(Records with drawing code)
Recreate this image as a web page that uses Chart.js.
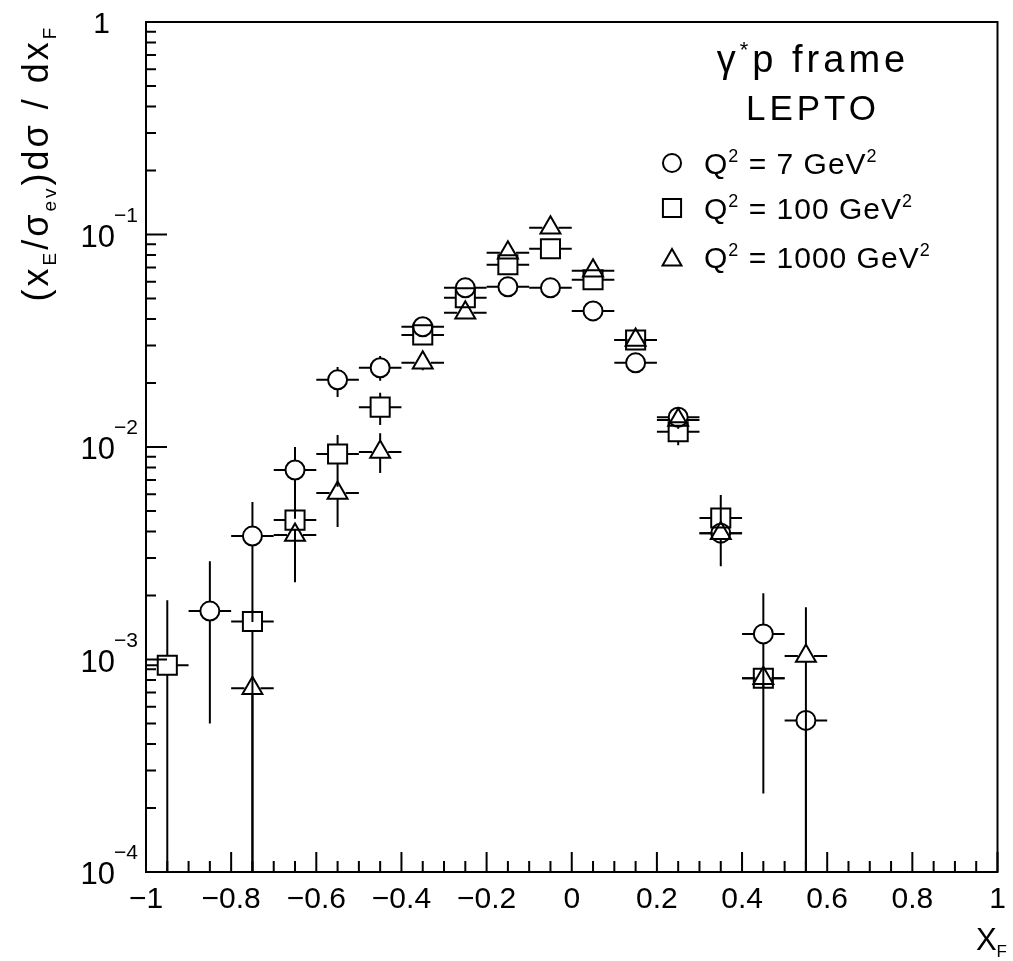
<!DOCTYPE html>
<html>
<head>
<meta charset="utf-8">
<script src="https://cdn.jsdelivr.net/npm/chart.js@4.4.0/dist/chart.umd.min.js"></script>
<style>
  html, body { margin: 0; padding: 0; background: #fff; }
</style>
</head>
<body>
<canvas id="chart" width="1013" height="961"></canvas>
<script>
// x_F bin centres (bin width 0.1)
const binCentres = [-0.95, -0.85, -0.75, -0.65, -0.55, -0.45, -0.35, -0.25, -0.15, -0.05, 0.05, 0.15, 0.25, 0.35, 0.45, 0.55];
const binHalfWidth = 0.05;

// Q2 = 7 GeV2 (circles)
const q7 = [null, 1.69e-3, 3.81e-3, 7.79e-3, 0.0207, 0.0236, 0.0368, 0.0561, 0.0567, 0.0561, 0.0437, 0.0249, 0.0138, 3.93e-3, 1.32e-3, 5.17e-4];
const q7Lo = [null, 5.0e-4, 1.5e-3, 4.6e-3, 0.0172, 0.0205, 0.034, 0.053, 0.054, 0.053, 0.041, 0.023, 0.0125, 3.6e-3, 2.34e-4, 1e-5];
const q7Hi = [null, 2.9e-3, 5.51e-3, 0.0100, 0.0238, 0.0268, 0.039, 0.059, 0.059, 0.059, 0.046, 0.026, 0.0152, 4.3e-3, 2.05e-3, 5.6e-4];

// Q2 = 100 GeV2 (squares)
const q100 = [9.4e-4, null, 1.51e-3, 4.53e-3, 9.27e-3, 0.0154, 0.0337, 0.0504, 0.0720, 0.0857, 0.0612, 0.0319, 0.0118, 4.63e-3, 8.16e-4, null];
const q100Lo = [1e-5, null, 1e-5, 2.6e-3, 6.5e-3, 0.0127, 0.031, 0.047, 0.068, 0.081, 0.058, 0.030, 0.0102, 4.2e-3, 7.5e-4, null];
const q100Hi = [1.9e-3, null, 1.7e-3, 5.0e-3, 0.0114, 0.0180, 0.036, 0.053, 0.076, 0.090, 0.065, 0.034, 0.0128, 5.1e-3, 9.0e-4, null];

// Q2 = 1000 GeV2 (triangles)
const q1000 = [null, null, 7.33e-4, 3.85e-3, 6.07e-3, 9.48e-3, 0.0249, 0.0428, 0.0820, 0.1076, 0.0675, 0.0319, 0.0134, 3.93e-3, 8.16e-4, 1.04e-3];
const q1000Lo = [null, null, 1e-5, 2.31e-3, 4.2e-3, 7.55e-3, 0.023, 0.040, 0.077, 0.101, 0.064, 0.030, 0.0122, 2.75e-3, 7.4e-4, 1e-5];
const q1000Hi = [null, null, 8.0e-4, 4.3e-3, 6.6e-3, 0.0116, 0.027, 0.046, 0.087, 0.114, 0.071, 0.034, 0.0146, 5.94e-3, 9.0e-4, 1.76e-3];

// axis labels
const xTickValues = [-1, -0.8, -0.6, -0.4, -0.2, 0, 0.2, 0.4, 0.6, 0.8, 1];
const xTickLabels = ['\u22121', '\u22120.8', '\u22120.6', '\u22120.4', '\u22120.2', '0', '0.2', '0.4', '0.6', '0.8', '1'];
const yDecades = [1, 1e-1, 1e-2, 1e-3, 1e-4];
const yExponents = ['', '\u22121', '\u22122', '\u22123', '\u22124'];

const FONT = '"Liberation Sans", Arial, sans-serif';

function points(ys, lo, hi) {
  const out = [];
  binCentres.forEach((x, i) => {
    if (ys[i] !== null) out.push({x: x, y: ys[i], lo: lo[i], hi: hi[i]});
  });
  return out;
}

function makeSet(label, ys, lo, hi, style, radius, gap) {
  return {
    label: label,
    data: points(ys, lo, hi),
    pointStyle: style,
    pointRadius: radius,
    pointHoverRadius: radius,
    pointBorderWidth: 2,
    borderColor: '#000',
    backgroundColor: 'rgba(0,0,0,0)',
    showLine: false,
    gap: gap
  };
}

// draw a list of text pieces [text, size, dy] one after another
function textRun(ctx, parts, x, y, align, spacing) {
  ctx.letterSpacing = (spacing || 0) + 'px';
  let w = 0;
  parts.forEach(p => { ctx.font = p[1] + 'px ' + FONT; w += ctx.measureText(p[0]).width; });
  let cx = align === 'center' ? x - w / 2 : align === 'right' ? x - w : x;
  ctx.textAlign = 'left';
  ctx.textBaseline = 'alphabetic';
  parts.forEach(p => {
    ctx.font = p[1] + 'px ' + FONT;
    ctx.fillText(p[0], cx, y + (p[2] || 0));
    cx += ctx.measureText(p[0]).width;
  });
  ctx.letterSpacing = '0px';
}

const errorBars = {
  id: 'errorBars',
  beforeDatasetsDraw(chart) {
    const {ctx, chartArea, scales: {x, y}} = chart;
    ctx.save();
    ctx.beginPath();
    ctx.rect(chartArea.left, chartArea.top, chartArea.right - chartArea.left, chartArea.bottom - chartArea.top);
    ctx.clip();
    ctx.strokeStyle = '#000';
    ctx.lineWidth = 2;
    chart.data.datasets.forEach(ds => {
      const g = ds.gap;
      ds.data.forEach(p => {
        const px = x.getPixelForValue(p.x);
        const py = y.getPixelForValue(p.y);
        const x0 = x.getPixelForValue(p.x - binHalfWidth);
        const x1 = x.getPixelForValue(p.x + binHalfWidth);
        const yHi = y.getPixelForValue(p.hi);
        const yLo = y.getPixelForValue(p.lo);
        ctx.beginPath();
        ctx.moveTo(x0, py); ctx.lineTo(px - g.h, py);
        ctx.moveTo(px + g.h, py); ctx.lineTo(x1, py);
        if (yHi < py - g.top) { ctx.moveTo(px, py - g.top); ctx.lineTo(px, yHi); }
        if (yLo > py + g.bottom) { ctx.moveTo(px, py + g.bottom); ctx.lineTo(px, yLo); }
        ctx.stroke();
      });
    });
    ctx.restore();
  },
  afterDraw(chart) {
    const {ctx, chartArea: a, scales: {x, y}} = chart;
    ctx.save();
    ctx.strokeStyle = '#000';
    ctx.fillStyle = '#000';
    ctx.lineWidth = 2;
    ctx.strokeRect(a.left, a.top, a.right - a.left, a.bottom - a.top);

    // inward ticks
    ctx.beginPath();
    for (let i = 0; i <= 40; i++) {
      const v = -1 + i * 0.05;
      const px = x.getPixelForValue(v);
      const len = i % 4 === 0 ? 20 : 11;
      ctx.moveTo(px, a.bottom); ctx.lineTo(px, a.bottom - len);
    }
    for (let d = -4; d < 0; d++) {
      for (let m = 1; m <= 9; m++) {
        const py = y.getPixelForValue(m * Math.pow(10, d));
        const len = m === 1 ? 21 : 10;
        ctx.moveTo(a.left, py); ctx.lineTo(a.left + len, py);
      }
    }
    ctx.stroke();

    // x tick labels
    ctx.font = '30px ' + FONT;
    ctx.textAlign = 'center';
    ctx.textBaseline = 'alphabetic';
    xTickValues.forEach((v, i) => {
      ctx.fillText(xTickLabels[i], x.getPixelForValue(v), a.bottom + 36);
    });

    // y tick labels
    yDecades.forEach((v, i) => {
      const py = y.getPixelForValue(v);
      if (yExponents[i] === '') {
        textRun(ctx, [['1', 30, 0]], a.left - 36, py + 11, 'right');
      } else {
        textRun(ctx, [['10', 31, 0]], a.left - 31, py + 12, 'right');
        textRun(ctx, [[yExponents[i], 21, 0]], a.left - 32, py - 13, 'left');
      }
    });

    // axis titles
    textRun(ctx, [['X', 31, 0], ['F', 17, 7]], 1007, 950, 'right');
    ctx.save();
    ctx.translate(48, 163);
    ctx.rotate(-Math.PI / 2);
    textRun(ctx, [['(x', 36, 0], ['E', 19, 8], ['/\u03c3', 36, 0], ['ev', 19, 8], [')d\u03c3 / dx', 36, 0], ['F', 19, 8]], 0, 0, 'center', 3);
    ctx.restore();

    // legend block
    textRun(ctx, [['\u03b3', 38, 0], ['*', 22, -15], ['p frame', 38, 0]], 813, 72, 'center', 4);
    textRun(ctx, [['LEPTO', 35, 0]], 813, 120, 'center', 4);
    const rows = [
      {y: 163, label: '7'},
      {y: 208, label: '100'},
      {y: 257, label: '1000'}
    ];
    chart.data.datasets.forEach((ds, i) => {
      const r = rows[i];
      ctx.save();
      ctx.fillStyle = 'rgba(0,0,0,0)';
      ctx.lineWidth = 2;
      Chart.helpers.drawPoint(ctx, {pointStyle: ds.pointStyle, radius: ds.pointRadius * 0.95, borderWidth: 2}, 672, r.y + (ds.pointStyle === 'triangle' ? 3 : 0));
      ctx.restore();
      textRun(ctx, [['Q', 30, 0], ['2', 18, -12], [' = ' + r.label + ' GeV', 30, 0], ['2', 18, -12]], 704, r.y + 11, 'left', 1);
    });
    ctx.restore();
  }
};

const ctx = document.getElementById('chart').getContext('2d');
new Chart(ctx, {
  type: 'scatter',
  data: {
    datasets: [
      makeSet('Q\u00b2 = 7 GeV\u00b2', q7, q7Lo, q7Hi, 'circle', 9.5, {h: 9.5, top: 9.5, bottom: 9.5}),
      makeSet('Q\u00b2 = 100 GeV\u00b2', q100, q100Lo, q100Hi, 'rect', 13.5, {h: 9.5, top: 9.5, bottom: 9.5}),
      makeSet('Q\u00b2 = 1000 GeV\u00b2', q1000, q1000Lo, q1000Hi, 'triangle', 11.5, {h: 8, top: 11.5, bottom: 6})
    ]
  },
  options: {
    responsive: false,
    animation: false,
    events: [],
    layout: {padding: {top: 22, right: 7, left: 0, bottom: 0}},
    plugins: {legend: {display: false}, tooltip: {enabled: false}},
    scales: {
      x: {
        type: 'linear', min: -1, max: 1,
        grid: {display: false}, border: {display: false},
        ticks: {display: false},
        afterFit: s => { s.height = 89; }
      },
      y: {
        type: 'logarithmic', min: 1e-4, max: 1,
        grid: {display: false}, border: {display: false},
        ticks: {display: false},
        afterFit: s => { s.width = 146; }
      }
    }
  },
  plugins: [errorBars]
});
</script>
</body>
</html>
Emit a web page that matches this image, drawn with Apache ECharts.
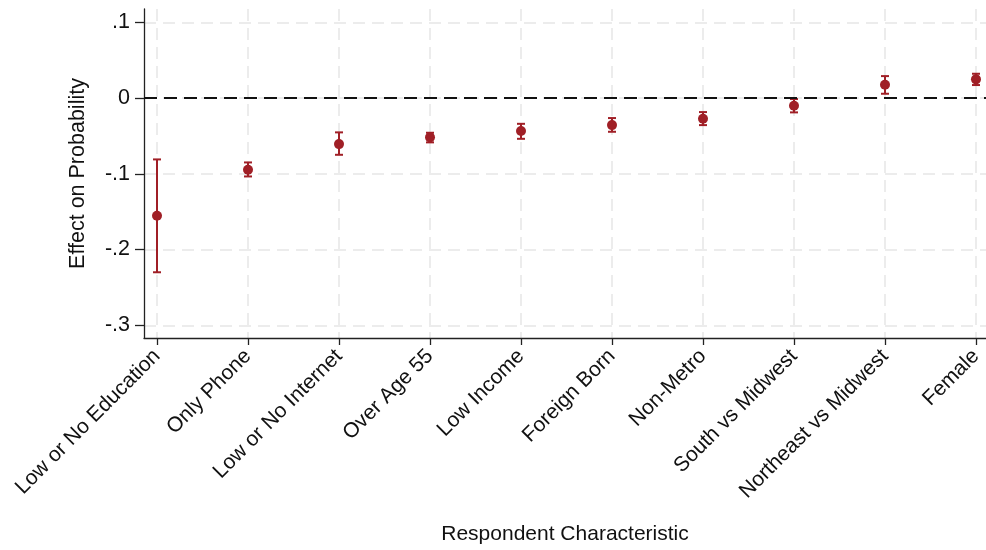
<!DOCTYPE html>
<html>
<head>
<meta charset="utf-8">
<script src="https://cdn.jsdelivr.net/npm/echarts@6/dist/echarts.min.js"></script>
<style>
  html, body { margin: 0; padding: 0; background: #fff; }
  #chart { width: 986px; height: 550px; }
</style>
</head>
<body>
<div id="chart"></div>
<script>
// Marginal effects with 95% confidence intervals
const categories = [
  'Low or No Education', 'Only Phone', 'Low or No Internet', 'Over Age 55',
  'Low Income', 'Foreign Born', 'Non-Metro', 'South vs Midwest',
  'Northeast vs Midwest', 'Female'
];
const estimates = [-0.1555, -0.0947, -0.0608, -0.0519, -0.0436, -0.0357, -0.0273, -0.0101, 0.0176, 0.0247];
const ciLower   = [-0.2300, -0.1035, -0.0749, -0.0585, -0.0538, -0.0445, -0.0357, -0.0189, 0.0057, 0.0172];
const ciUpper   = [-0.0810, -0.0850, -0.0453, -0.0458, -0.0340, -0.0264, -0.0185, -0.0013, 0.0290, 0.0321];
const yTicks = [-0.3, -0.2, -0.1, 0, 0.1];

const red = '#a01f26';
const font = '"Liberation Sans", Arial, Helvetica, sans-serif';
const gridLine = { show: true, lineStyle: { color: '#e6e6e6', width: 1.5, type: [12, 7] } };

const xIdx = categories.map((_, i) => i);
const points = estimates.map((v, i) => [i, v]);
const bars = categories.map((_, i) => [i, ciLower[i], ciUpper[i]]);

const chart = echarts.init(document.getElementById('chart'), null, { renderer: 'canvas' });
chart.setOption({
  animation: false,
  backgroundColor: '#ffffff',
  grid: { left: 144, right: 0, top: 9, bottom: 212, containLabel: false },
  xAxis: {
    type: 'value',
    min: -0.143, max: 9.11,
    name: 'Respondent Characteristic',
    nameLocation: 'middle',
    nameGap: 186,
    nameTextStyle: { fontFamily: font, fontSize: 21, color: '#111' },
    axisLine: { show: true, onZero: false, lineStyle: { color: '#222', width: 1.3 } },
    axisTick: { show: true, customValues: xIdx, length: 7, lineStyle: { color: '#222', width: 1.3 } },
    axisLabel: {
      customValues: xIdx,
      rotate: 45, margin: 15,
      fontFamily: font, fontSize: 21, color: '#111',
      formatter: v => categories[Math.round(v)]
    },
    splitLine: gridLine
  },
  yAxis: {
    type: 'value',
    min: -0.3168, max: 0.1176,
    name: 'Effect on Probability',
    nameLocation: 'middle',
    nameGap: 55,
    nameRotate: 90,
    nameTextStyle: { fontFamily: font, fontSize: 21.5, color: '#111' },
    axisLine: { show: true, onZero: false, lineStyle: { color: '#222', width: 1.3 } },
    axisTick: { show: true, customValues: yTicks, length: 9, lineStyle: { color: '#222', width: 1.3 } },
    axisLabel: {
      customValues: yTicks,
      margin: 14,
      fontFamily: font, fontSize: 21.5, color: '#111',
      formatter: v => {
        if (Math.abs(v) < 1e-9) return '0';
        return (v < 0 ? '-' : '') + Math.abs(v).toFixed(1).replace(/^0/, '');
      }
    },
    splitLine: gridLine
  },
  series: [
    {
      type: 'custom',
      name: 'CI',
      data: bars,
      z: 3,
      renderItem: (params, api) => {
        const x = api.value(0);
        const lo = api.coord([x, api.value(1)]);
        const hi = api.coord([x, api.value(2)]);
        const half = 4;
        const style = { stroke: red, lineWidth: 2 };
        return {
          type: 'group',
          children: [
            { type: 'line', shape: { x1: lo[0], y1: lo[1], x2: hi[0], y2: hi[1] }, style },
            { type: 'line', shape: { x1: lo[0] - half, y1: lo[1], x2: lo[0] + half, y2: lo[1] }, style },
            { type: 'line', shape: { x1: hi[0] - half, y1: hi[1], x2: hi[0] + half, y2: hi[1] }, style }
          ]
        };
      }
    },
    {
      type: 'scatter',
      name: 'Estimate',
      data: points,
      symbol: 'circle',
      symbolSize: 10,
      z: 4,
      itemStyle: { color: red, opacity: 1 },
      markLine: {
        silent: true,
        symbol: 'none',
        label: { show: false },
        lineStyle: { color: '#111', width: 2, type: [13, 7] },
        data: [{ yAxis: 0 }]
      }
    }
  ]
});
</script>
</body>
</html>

> Your instructions
Give again, word for word, every line from the top of the data through the line with "4.3e-3, 2.05e-3, 5.6e-4];", both ends included, and exclude the pictures.

> Answer below
Recreate this image as a web page that uses Chart.js.
<!DOCTYPE html>
<html>
<head>
<meta charset="utf-8">
<script src="https://cdn.jsdelivr.net/npm/chart.js@4.4.0/dist/chart.umd.min.js"></script>
<style>
  html, body { margin: 0; padding: 0; background: #fff; }
</style>
</head>
<body>
<canvas id="chart" width="1013" height="961"></canvas>
<script>
// x_F bin centres (bin width 0.1)
const binCentres = [-0.95, -0.85, -0.75, -0.65, -0.55, -0.45, -0.35, -0.25, -0.15, -0.05, 0.05, 0.15, 0.25, 0.35, 0.45, 0.55];
const binHalfWidth = 0.05;

// Q2 = 7 GeV2 (circles)
const q7 = [null, 1.69e-3, 3.81e-3, 7.79e-3, 0.0207, 0.0236, 0.0368, 0.0561, 0.0567, 0.0561, 0.0437, 0.0249, 0.0138, 3.93e-3, 1.32e-3, 5.17e-4];
const q7Lo = [null, 5.0e-4, 1.5e-3, 4.6e-3, 0.0172, 0.0205, 0.034, 0.053, 0.054, 0.053, 0.041, 0.023, 0.0125, 3.6e-3, 2.34e-4, 1e-5];
const q7Hi = [null, 2.9e-3, 5.51e-3, 0.0100, 0.0238, 0.0268, 0.039, 0.059, 0.059, 0.059, 0.046, 0.026, 0.0152, 4.3e-3, 2.05e-3, 5.6e-4];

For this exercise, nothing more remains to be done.